Melbourne Airport Jet Fuel Supply Stalls, Inevitably

25 November 2016

The Board of Airline Representatives of Australia’s (BARA) member airlines today expressed their strong concerns at the latest – and now widespread – jet fuel shortages at Melbourne Airport.


International airlines were last night advised that due to shortages in the supply of jet fuel to the airport, the National Operating Committee on Jet Fuel Supply Assurance changed the fuel supply status in Melbourne to a ‘black traffic light’ and immediate and deep fuel rationing. The fuel rationing is far more severe than that which previously occurred in January and October 2015.

“Regrettably, the current jet fuel shortages are affecting international airline operations at Melbourne Airport.
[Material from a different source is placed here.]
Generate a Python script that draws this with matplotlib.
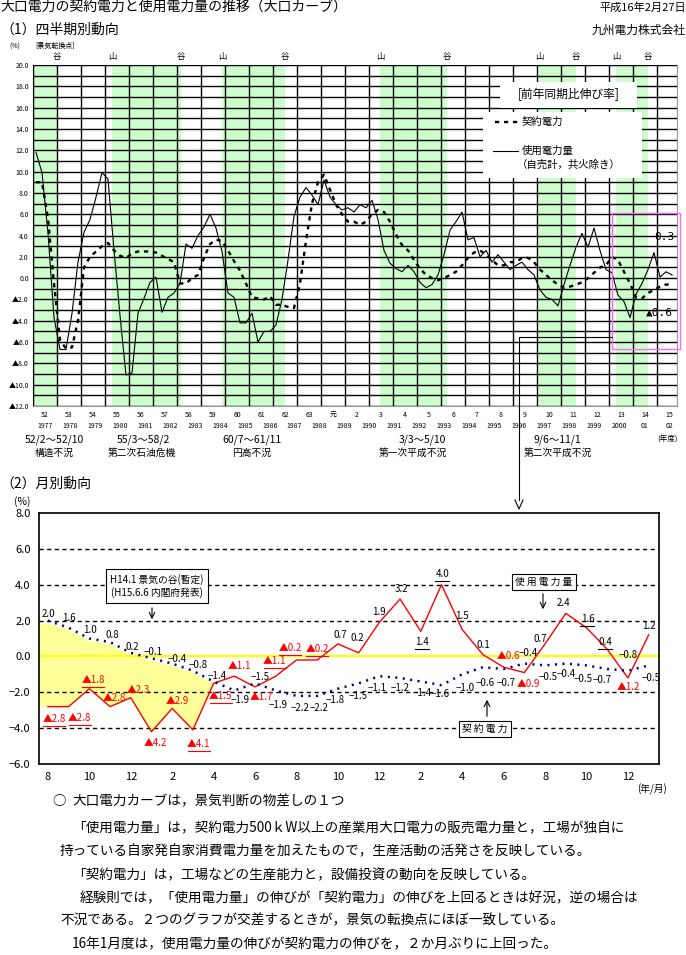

Airlines are doing all they can to minimise the disruption to passengers,” BARA Executive Director, Barry Abrams said.

“BARA’s first priority is that all industry stakeholders, especially the existing jet fuel suppliers, work together to resolve the supply problems. Airlines are doing what they can to minimise the impact of the shortages but the main responsibility lies with the existing jet fuel suppliers,” Mr Abrams said.

“The latest jet fuel shortages are the result of taking no action to deal with known and avoidable supply issues. There’s a lack of urgency in addressing this issue and there has been no orderly investments to increase the capacity of the jet fuel infrastructure supply chain since the previous shortages in 2015, despite growing demand for jet fuel at Melbourne Airport,” Mr Abrams said.

“The systemic problems in jet fuel supply to Melbourne Airport are now showing how they can undermine the growth in Victoria’s aviation and tourism industries. International flights have underpinned strong growth in overseas visitors to Melbourne and the State of Victoria. But they can’t be expected to continue to grow if there’s not enough fuel for the planes to fly. There is a pressing need to reform the entire supply chain, from the refineries and seaport through to the aircraft at the airport,” Mr Abrams said.

To address supply chain constraints and generate more competitive outcomes in jet fuel supply, in December 2014 BARA released a major policy paper – A Competitive Supply of Jet Fuel at Australia’s Major International Airports – which sets out a reform path to greater competition that can also clear bottlenecks in the jet fuel supply chain.

“International airlines have been briefing industry stakeholders for some time to make them aware of Melbourne Airport’s jet fuel supply problems and clearly explaining the necessary reforms,” Mr Abrams said.

“BARA would urge the Australian and Victorian Governments to address the lack of basic jet fuel supply infrastructure to Melbourne Airport. One way forward would be for a comprehensive review conducted by industry experts, an infrastructure plan and fast tracking of necessary regulatory approvals,” Mr Abrams said.